The paper assumes a plane‑polarized vector potential whose nonvanishing component satisfies a scalar wave equation. The study presents a simple method for calculating paraxial electromagnetic beam properties and derives explicit second‑ and third‑order field corrections. The method expands the vector potential in powers of \(w_{0}/l\) to obtain a formal solution for the beam fields. The approach reproduces the lowest‑order Gaussian beam fields and yields explicit second‑ and third‑order corrections to the transverse and longitudinal electric fields.

Abstract

A relatively simple method for calculating the properties of a paraxial beam of electromagnetic radiation propagating in vacuum is presented. The central idea of the paper is that the vector potential field is assumed to be plane-polarized. The nonvanishing component of the vector potential obeys a scalar wave equation.
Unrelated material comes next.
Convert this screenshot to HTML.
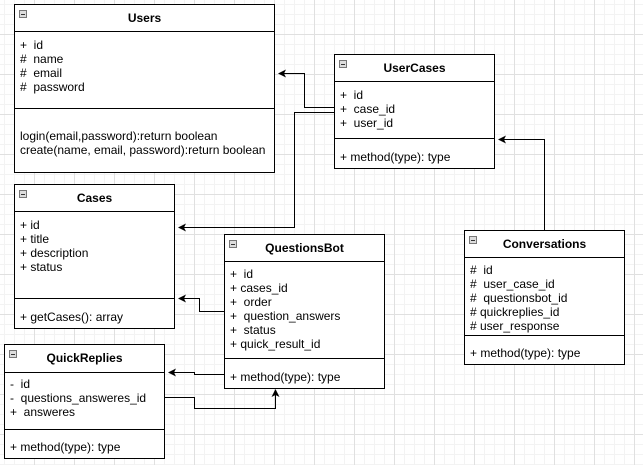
<!DOCTYPE html>
<html><head><style>
body{margin:0;width:643px;height:465px;overflow:hidden;background:#fff;
background-image:linear-gradient(#e0e0e0 1px,transparent 1px),linear-gradient(90deg,#e0e0e0 1px,transparent 1px),linear-gradient(#f3f3f3 1px,transparent 1px),linear-gradient(90deg,#f3f3f3 1px,transparent 1px);
background-size:40px 40px,40px 40px,10px 10px,10px 10px;background-position:-6px -6px,-6px -6px,4px 4px,4px 4px;
font-family:"Liberation Sans",Arial,sans-serif;font-size:12px;color:#000;position:relative}
.b{position:absolute;border:1px solid #000;background:#fff;box-sizing:border-box}
.h{position:absolute;left:0;right:0;top:0;border-bottom:1px solid #000;font-weight:bold;text-align:center;box-sizing:border-box}
.m{position:absolute;left:4px;top:5px;width:8px;height:8px;border:1px solid #777;background:#ddd;box-sizing:border-box}
.m:after{content:"";position:absolute;left:1px;right:1px;top:3px;height:1px;background:#333}
.s{position:absolute;left:0;right:0;border-top:1px solid #000}
.t{position:absolute;left:5px;line-height:14px;white-space:pre}
svg{position:absolute;left:0;top:0}
</style></head><body>
<div class="b" style="left:14px;top:4px;width:261px;height:169px">
<div class="h" style="height:27px;line-height:26px">Users</div><div class="m"></div>
<div class="t" style="top:33px">+  id
#  name
#  email
#  password</div>
<div class="s" style="top:103px"></div>
<div class="t" style="top:124px">login(email,password):return boolean
create(name, email, password):return boolean</div></div>

<div class="b" style="left:334px;top:54px;width:161px;height:115px">
<div class="h" style="height:27px;line-height:26px">UserCases</div><div class="m"></div>
<div class="t" style="top:33px">+  id
+  case_id
+  user_id</div>
<div class="s" style="top:83px"></div>
<div class="t" style="top:95px">+ method(type): type</div></div>

<div class="b" style="left:14px;top:184px;width:161px;height:145px">
<div class="h" style="height:27px;line-height:26px">Cases</div><div class="m"></div>
<div class="t" style="top:33px">+ id
+ title
+ description
+ status</div>
<div class="s" style="top:113px"></div>
<div class="t" style="top:125px">+ getCases(): array</div></div>

<div class="b" style="left:224px;top:234px;width:161px;height:155px">
<div class="h" style="height:27px;line-height:26px">QuestionsBot</div><div class="m"></div>
<div class="t" style="top:32px">+  id
+ cases_id
+  order
+  question_answers
+  status
+ quick_result_id</div>
<div class="s" style="top:123px"></div>
<div class="t" style="top:135px">+ method(type): type</div></div>

<div class="b" style="left:4px;top:344px;width:161px;height:115px">
<div class="h" style="height:28px;line-height:26px">QuickReplies</div><div class="m"></div>
<div class="t" style="top:32px">-  id
-  questions_answeres_id
+  answeres</div>
<div class="s" style="top:84px"></div>
<div class="t" style="top:95px">+ method(type): type</div></div>

<div class="b" style="left:464px;top:230px;width:161px;height:135px">
<div class="h" style="height:27px;line-height:26px">Conversations</div><div class="m"></div>
<div class="t" style="top:32px">#  id
#  user_case_id
#  questionsbot_id
# quickreplies_id
# user_response</div>
<div class="s" style="top:104px"></div>
<div class="t" style="top:115px">+ method(type): type</div></div>

<svg width="643" height="465" fill="none" stroke="#000" stroke-width="1">
<path d="M334.5 107.5H304.5V73.5H284"/>
<path d="M334.5 112.5H294.5V227.5H184"/>
<path d="M224.5 311.5H199.5V298.5H184"/>
<path d="M224.5 374.5H194.5V372.5H174"/>
<path d="M164.5 397.5H194.5V408.5H275.5V395"/>
<path d="M544.5 230V139.5H504"/>
<g fill="#000" stroke="none">
<path d="M278 73.5l8-4-2 4 2 4z"/>
<path d="M178 227.5l8-4-2 4 2 4z"/>
<path d="M178 298.5l8-4-2 4 2 4z"/>
<path d="M168 372.5l8-4-2 4 2 4z"/>
<path d="M498 139.5l8-4-2 4 2 4z"/>
<path d="M275.5 389l-4 8 4-2 4 2z"/>
</g></svg>
</body></html>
A formal solution employing an expansion in powers of $\frac{{w}_{0}}{l}$ is obtained, where ${w}_{0}$ is the beam waist and $l$ the diffraction length. This gives the same result for the lowest-order components of the transverse and longitudinal electric field of a Gaussian beam that was derived by Lax, Louisell, and McKnight using a more complicated approach. We derive explicit expressions for the second-order transverse electric field and the third-order longitudinal field corrections.